Flowing through Bereyshit/Genesis are the themes of blindness, deception, and identity. Last week, in Parashat Vayetzey, Jacob’s very identity was shaken and remade at Bet El. Before he fell asleep he was a thief fleeing from the wholly justified wrath of his brother Esau. When Jacob awoke from his dream at Bet El, it was to realize that he had met the divine. Through the rest of Vayetzey, Jacob moved through a series of new identities: lover, husband, father, shepherd, and fugitive from his father-in-law Laban. The man who had fled his home alone had become the leader of a multitude on course to close the circle in a meeting with his brother Esau.
So did Jacob’s memory of his encounter with the divine at Bet El — where he learned that God is in every space — give Jacob the ability to meet his brother with equanimity? The plain answer is: No. Vayishlakh opens with Jacob consumed with fear and hatching plans to get out of this encounter alive. He attempts to buy off Esau’s wrath with gifts of livestock. He divides his people and flocks into two camps, so that if one is destroyed the other will survive. And he reminds God of the promise that if Jacob returns to his native land, God will deal bountifully with him.
And after he makes all these preparations, Jacob once again is a man alone in the night, hoping to escape his brother Esau’s just wrath. And once again, he has a life altering encounter in the dark. When he awakes, he is no longer Jacob. He is Israel. Jacob feel asleep filled with fear, but in the morning he is this new man, Israel, who goes forth to meet his brother.
And, miracle of miracles, in meeting his brother Esau, Jacob once again meets God. The moments with Esau are filled with generosity by both. And Esau, the man who was wronged, is so gracious that Jacob is moved to say, “To see your face is like seeing the face of God.”
Who is this man Jacob? He came to this moment through identity theft. He stole Esau’s identity in order to steal his birthright. Jacob is not the only identity thief in the Torah. In a few weeks we will meet Tamar in Parashat Vayeshev, where she steals Judah’s identity. In the case of Judah, that identity theft made him a better man.
But is that the case for Jacob?
Unfortunately not. In this moment of divine forgiveness and compassion, his neck wet with the tears of his brother and his own weeping, Jacob pulls himself away. In this moment of space and time, Jacob rejected the gift his brother offered — to be rejoined as brothers, to go home, and to heal this broken family. The fearful and deceitful Jacob overcomes the Israel who has touched the divine.
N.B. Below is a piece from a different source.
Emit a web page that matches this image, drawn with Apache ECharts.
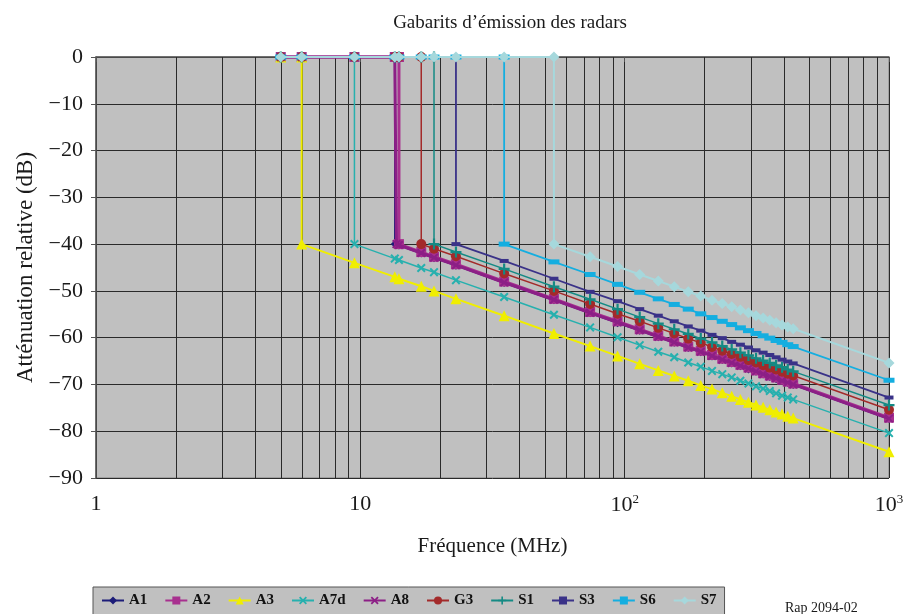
<!DOCTYPE html>
<html><head><meta charset="utf-8">
<script src="https://cdn.jsdelivr.net/npm/echarts@6/dist/echarts.min.js"></script>
<style>html,body{margin:0;padding:0;background:#fff}#c{width:908px;height:614px}</style>
</head><body><div id="c"></div>
<script>
const TITLE = 'Gabarits d’émission des radars';
const X_NAME = 'Fréquence (MHz)';
const Y_NAME = 'Atténuation relative (dB)';
const NOTE = 'Rap 2094-02';
const SERIES_NAMES = ['A1', 'A2', 'A3', 'A7d', 'A8', 'G3', 'S1', 'S3', 'S6', 'S7'];
const X_TICK_LABELS = { 0: '1', 1: '10', 2: '10{s|2}', 3: '10{s|3}' };
const MINOR_GRID_FREQS = [2, 3, 4, 5, 6, 7, 8, 9, 20, 30, 40, 50, 60, 70, 80, 90, 200, 300, 400, 500, 600, 700, 800, 900];

const A1 = [[5,0],[6,0],[9.5,0],[13.5,0],[13.5,-40],[14,-40.3],[17,-42.0],[19,-43.0],[23,-44.6],[35,-48.3],[54,-52.0],[74,-54.8],[94,-56.9],[114,-58.5],[134,-59.9],[154,-61.1],[174,-62.2],[194,-63.1],[214,-64.0],[234,-64.8],[254,-65.5],[274,-66.1],[294,-66.8],[314,-67.3],[334,-67.9],[354,-68.4],[374,-68.9],[394,-69.3],[414,-69.7],[434,-70.1],[1000,-77.4]];
const A2 = [[5,0],[6,0],[9.5,0],[13.5,0],[14,0],[14,-40],[17,-41.7],[19,-42.7],[23,-44.3],[35,-48.0],[54,-51.7],[74,-54.5],[94,-56.5],[114,-58.2],[134,-59.6],[154,-60.8],[174,-61.9],[194,-62.8],[214,-63.7],[234,-64.5],[254,-65.2],[274,-65.8],[294,-66.4],[314,-67.0],[334,-67.6],[354,-68.1],[374,-68.5],[394,-69.0],[414,-69.4],[434,-69.8],[1000,-77.1]];
const A3 = [[5,0],[6,0],[6,-40],[9.5,-44.0],[13.5,-47.0],[14,-47.4],[17,-49.0],[19,-50.0],[23,-51.7],[35,-55.3],[54,-59.1],[74,-61.8],[94,-63.9],[114,-65.6],[134,-67.0],[154,-68.2],[174,-69.2],[194,-70.2],[214,-71.0],[234,-71.8],[254,-72.5],[274,-73.2],[294,-73.8],[314,-74.4],[334,-74.9],[354,-75.4],[374,-75.9],[394,-76.3],[414,-76.8],[434,-77.2],[1000,-84.4]];
const A7d = [[5,0],[6,0],[9.5,0],[9.5,-40],[13.5,-43.1],[14,-43.4],[17,-45.1],[19,-46.0],[23,-47.7],[35,-51.3],[54,-55.1],[74,-57.8],[94,-59.9],[114,-61.6],[134,-63.0],[154,-64.2],[174,-65.3],[194,-66.2],[214,-67.1],[234,-67.8],[254,-68.5],[274,-69.2],[294,-69.8],[314,-70.4],[334,-70.9],[354,-71.4],[374,-71.9],[394,-72.4],[414,-72.8],[434,-73.2],[1000,-80.4]];
const A8 = [[5,0],[6,0],[9.5,0],[13.5,0],[13.7,0],[13.7,-40],[14,-40.2],[17,-41.9],[19,-42.9],[23,-44.5],[35,-48.2],[54,-51.9],[74,-54.7],[94,-56.7],[114,-58.4],[134,-59.8],[154,-61.0],[174,-62.1],[194,-63.0],[214,-63.9],[234,-64.7],[254,-65.4],[274,-66.0],[294,-66.6],[314,-67.2],[334,-67.8],[354,-68.3],[374,-68.7],[394,-69.2],[414,-69.6],[434,-70.0],[1000,-77.3]];
const G3 = [[5,0],[6,0],[9.5,0],[13.5,0],[14,0],[17,0],[17,-40],[19,-41.0],[23,-42.6],[35,-46.3],[54,-50.0],[74,-52.8],[94,-54.9],[114,-56.5],[134,-57.9],[154,-59.1],[174,-60.2],[194,-61.1],[214,-62.0],[234,-62.8],[254,-63.5],[274,-64.1],[294,-64.8],[314,-65.3],[334,-65.9],[354,-66.4],[374,-66.8],[394,-67.3],[414,-67.7],[434,-68.1],[1000,-75.4]];
const S1 = [[5,0],[6,0],[9.5,0],[13.5,0],[14,0],[17,0],[19,0],[19,-40],[23,-41.7],[35,-45.3],[54,-49.1],[74,-51.8],[94,-53.9],[114,-55.6],[134,-57.0],[154,-58.2],[174,-59.2],[194,-60.2],[214,-61.0],[234,-61.8],[254,-62.5],[274,-63.2],[294,-63.8],[314,-64.4],[334,-64.9],[354,-65.4],[374,-65.9],[394,-66.3],[414,-66.8],[434,-67.2],[1000,-74.4]];
const S3 = [[5,0],[6,0],[9.5,0],[13.5,0],[14,0],[17,0],[19,0],[23,0],[23,-40],[35,-43.6],[54,-47.4],[74,-50.2],[94,-52.2],[114,-53.9],[134,-55.3],[154,-56.5],[174,-57.6],[194,-58.5],[214,-59.4],[234,-60.1],[254,-60.9],[274,-61.5],[294,-62.1],[314,-62.7],[334,-63.2],[354,-63.7],[374,-64.2],[394,-64.7],[414,-65.1],[434,-65.5],[1000,-72.8]];
const S6 = [[5,0],[6,0],[9.5,0],[13.5,0],[14,0],[17,0],[19,0],[23,0],[35,0],[35,-40],[54,-43.8],[74,-46.5],[94,-48.6],[114,-50.3],[134,-51.7],[154,-52.9],[174,-53.9],[194,-54.9],[214,-55.7],[234,-56.5],[254,-57.2],[274,-57.9],[294,-58.5],[314,-59.1],[334,-59.6],[354,-60.1],[374,-60.6],[394,-61.0],[414,-61.5],[434,-61.9],[1000,-69.1]];
const S7 = [[5,0],[6,0],[9.5,0],[13.5,0],[14,0],[17,0],[19,0],[23,0],[35,0],[54,0],[54,-40],[74,-42.7],[94,-44.8],[114,-46.5],[134,-47.9],[154,-49.1],[174,-50.2],[194,-51.1],[214,-52.0],[234,-52.7],[254,-53.4],[274,-54.1],[294,-54.7],[314,-55.3],[334,-55.8],[354,-56.3],[374,-56.8],[394,-57.3],[414,-57.7],[434,-58.1],[1000,-65.4]];

const SERIES_DATA = [A1, A2, A3, A7d, A8, G3, S1, S3, S6, S7];

const X_PATH = 'path://M0,1.6 L1.6,0 L5,3.4 L8.4,0 L10,1.6 L6.6,5 L10,8.4 L8.4,10 L5,6.6 L1.6,10 L0,8.4 L3.4,5 Z';
const PLUS_PATH = 'path://M4,0 L6,0 L6,4 L10,4 L10,6 L6,6 L6,10 L4,10 L4,6 L0,6 L0,4 L4,4 Z';
const STYLES = [
  { color: '#1c1c78', symbol: 'diamond', size: 8, width: 1.5 },
  { color: '#a8308f', symbol: 'rect', size: 10, width: 3 },
  { color: '#f0ee00', symbol: 'triangle', size: 11, width: 2 },
  { color: '#26b0ae', symbol: X_PATH, size: 9, width: 1.5 },
  { color: '#8c1f86', symbol: X_PATH, size: 9, width: 3 },
  { color: '#a32a2a', symbol: 'circle', size: 10, width: 1.5 },
  { color: '#148a84', symbol: PLUS_PATH, size: 11, width: 1.5 },
  { color: '#3a3288', symbol: 'rect', size: [9, 4], width: 1.8 },
  { color: '#14aee0', symbol: 'rect', size: [11, 5], width: 1.8 },
  { color: '#a6d8dc', symbol: 'diamond', size: 11, width: 2 }
];

const FONT = '"Liberation Serif", "Times New Roman", serif';
const chart = echarts.init(document.getElementById('c'), null, { renderer: 'canvas' });

const series = [{
  type: 'custom',
  name: '_grid',
  silent: true,
  z: 1,
  data: MINOR_GRID_FREQS,
  encode: { x: 0 },
  renderItem: function (params, api) {
    const p1 = api.coord([api.value(0), 0]);
    const p2 = api.coord([api.value(0), -90]);
    return { type: 'line', shape: { x1: Math.round(p1[0]) + 0.5, y1: p1[1], x2: Math.round(p1[0]) + 0.5, y2: p2[1] }, style: { stroke: '#2a2a2a', lineWidth: 1 } };
  }
}];
SERIES_NAMES.forEach(function (n, i) {
  const s = STYLES[i];
  series.push({
    name: n, type: 'line', data: SERIES_DATA[i],
    symbol: s.symbol, symbolSize: s.size, showSymbol: true, showAllSymbol: true,
    clip: false, z: 2 + i,
    itemStyle: { color: s.color },
    lineStyle: { color: s.color, width: s.width }
  });
});

chart.setOption({
  animation: false,
  backgroundColor: '#ffffff',
  title: {
    text: TITLE, left: 505, textAlign: 'center', top: 9,
    textStyle: { fontFamily: FONT, fontSize: 19, fontWeight: 'normal', color: '#1a1a1a' }
  },
  grid: {
    left: 96, right: 19, top: 57, bottom: 136, show: true,
    backgroundColor: '#c0c0c0', borderColor: '#808080', borderWidth: 1
  },
  legend: {
    data: SERIES_NAMES, left: 93, top: 587, itemWidth: 22, itemHeight: 10, itemGap: 17,
    padding: [6, 8, 9, 8],
    backgroundColor: '#c0c0c0', borderColor: '#555', borderWidth: 1, borderRadius: 0,
    textStyle: { fontFamily: FONT, fontSize: 15, fontWeight: 'bold', color: '#111' }
  },
  xAxis: {
    type: 'log', logBase: 10, min: 1, max: 1000,
    name: X_NAME, nameLocation: 'middle', nameGap: 58,
    nameTextStyle: { fontFamily: FONT, fontSize: 21, color: '#1a1a1a' },
    axisLine: { show: true, lineStyle: { color: '#555', width: 1.5 } },
    axisTick: { show: true, length: 5, lineStyle: { color: '#555' } },
    splitLine: { show: true, lineStyle: { color: '#2a2a2a', width: 1 } },
    axisLabel: {
      margin: 15, fontFamily: FONT, fontSize: 22, color: '#1a1a1a',
      formatter: function (v) { const k = Math.round(Math.log10(v)); return X_TICK_LABELS[k] !== undefined ? X_TICK_LABELS[k] : ''; },
      rich: { s: { fontFamily: FONT, fontSize: 13, verticalAlign: 'top', padding: [0, 0, 12, 0], color: '#1a1a1a' } }
    }
  },
  yAxis: {
    type: 'value', min: -90, max: 0, interval: 10,
    name: Y_NAME, nameLocation: 'middle', nameGap: 56, nameRotate: 90,
    nameTextStyle: { fontFamily: FONT, fontSize: 23, color: '#1a1a1a' },
    axisLine: { show: true, lineStyle: { color: '#555', width: 1.5 } },
    axisTick: { show: true, length: 5, lineStyle: { color: '#555' } },
    splitLine: { show: true, lineStyle: { color: '#2a2a2a', width: 1 } },
    axisLabel: {
      margin: 13, fontFamily: FONT, fontSize: 22, color: '#1a1a1a',
      formatter: function (v) { return String(v).replace('-', '\u2212'); }
    }
  },
  graphic: [{
    type: 'text', left: 785, top: 601,
    style: { text: NOTE, font: '14px ' + FONT, fill: '#1a1a1a' }
  }],
  series: series
});
</script></body></html>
There is a price to be paid for this failure of courage, faith, and vision.
Instead of journeying with his brother, Jacob goes to Shechem. It is there that he meets with the most shameful moment of his life — the murder of his daughter Dina’s bridegroom and all the men of Shechem. Jacob’s sons wipe out the fathers and sons of their neighbors, leaving destroyed families in their wake. Jacob blames these terrible events on his sons Simeon and Levi and not on himself.
Many years later Jacob will lose his beloved son Joseph as a result of the jealousies of his sons. So bitter is his life that when Jacob meets Pharoah, he tells him he has had a long and bitter life.
But the loss of Joseph and Egypt is in the future. At the end of this parasha, Jacob returns to Bet El to build an altar memorializing his first encounter with God and then finally, at last, reunites with his brother Esau to bury their father Isaac. Too late, of course, for Isaac to have seen his family reunited.